Eine ziemlich wilde Vermutung drängt sich mir übrigens auch auf, was den schönen Titel dieser Bootleg Series Vol. 16 angeht, SPRINGTIME IN NEW YORK. Klar bezieht er sich zunächst auf den Zeitraum, in dem mindestens die Sessions zu INFIDELS stattfanden, nämlich April-Mai 1983. Auch SHOT OF LOVE entstand in einem Frühjahr, 1981, allerdings in Los Angeles. Könnte es sein, dass Dylan diesen Neuanfang als ein Frühlingserwachen erlebt hat, nach den zunehmend freudlosen zwei evangelikalen Jahren? Niemand wird bestreiten, dass diese zwar mit SLOW TRAIN beschwingt begonnen hatten, aber dieser Schwung war auf SAVED doch einer gewissen Verbissenheit gewichen. Mit Shakespeare (William, nicht Robbie) gesagt: «The winter of my discontent?» Wobei ich zugeben muss, dass diese Assoziation mir erst kürzlich dank dem entsprechenden Zitat auf ROUGH AND ROWDY WAYS eingefallen ist, in «My Own Version Of You»! Aber dass die Jahre nach 1980 für Dylan tatsächlich von einigen theologischen Nöten geprägt waren, bestätigt sein alter Freund Louis Kemp in dem Erinnerungsband DYLAN AND ME: er ist sogar überzeugt, dass das Minnesota Kid nicht zuletzt unter seinem Einfluss zum Judentum zurückgekehrt sei… und auch die unterschätzte Britta Lee Shain deutet in ihrem durchaus lesbaren Buch SEEING THE REAL YOU AT LAST ganz Ähnliches an. Manche amerikanischen Fans glauben zwar bis heute unentwegt, Dylan sei bis heute «born again» geblieben, aber seine spätere Nähe zur jüdischen Chabad-Bewegung ist wohldokumentiert – und genau dieses «back to the roots» dokumentiert, «through a glass, darkly», SPRINGTIME IN NEW YORK.

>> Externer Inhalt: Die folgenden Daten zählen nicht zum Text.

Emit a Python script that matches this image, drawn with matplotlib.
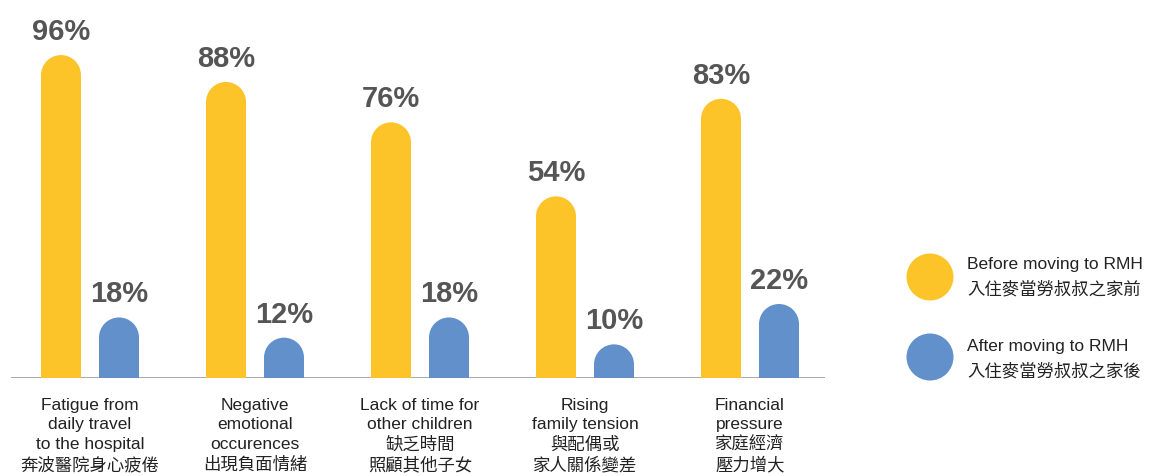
import matplotlib.pyplot as plt
from matplotlib.patches import Ellipse, Circle
import numpy as np

categories = [
    ['Fatigue from', 'daily travel', 'to the hospital', '奔波醫院身心疲倦'],
    ['Negative', 'emotional', 'occurences', '出現負面情緒'],
    ['Lack of time for', 'other children', '缺乏時間', '照顧其他子女'],
    ['Rising', 'family tension', '與配偶或', '家人關係變差'],
    ['Financial', 'pressure', '家庭經濟', '壓力增大'],
]
before = [96, 88, 76, 54, 83]
after = [18, 12, 18, 10, 22]
series_labels = [['Before moving to RMH', '入住麥當勞叔叔之家前'],
                 ['After moving to RMH', '入住麥當勞叔叔之家後']]

yellow = '#FDC429'
blue = '#6190CB'
grey = '#555555'
fonts = ['Liberation Sans', 'Noto Sans CJK TC', 'DejaVu Sans']
plt.rcParams['font.family'] = fonts

W, H = 1150, 477
fig = plt.figure(figsize=(W / 100, H / 100), dpi=100)

# axes placed in pixel terms: baseline at y=379, line from x=11 to x=825
group_px = 165.0
x0_px = 90.0
left_px, right_px = 11, 825
base_px = 379
ymax = 110
px_per_pct = 3.364
ax_h = ymax * px_per_pct
ax = fig.add_axes([left_px / W, (H - base_px) / H, (right_px - left_px) / W, ax_h / H])
ax.set_xlim((left_px - x0_px) / group_px, (right_px - x0_px) / group_px)
ax.set_ylim(0, ymax)
ax.axis('off')
ax.axhline(0, color='#9a9a9a', lw=1.2, zorder=1)

bar_w = 40 / group_px
off = 29 / group_px
r_y = (bar_w * group_px / 2) / px_per_pct   # cap radius in data units

x = np.arange(len(categories))
for vals, dx, col in [(before, -off, yellow), (after, off, blue)]:
    for xi, v in zip(x + dx, vals):
        ax.bar(xi, v - r_y, width=bar_w, color=col, zorder=2, linewidth=0)
        ax.add_patch(Ellipse((xi, v - r_y), bar_w, 2 * r_y, color=col, zorder=2, lw=0))
        ax.annotate(f'{v}%', (xi, v), xytext=(0, 11.5), textcoords='offset points',
                    ha='center', va='baseline', fontsize=21, fontweight='bold',
                    color=grey, family=fonts)

# category labels, one line at a time (pixel offsets below baseline)
line_px = [27, 46, 65.5, 86]
for xi, lines in zip(x, categories):
    for dy, txt in zip(line_px, lines):
        ax.annotate(txt, (xi, 0), xytext=(0, -dy * 0.72), textcoords='offset points',
                    ha='center', va='center', fontsize=12.5, color='#222222',
                    family=fonts)

# legend in pixel coords
lax = fig.add_axes([0, 0, 1, 1])
lax.set_xlim(0, W)
lax.set_ylim(H, 0)
lax.axis('off')
for cy, ty, col, lab in [(278, 265, yellow, series_labels[0]), (358, 347, blue, series_labels[1])]:
    lax.add_patch(Circle((930, cy), 23.5, color=col, lw=0))
    lax.text(967, ty, lab[0], ha='left', va='center', fontsize=12.5, color='#222222',
             family=fonts)
    lax.text(967, ty + 24, lab[1], ha='left', va='center', fontsize=12.5, color='#222222',
             family=fonts)

fig.savefig('out.png', dpi=100)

1 Und was (aus meiner Sicht) leider auch fehlt, sind die neuen Reggae-Remixe von „Jokerman“ und „I and I“, die würden doch auch passen… aber sie sind natürlich später entstanden, und überhaupt: wir haben sie ja schon und man findet sie im Netz, wenn man sucht.
2 Clinton Heylin, Still on the Road. The Songs of Bob Dylan Vol.2: 1974-2008, London: Constable 2010, p. 233ff.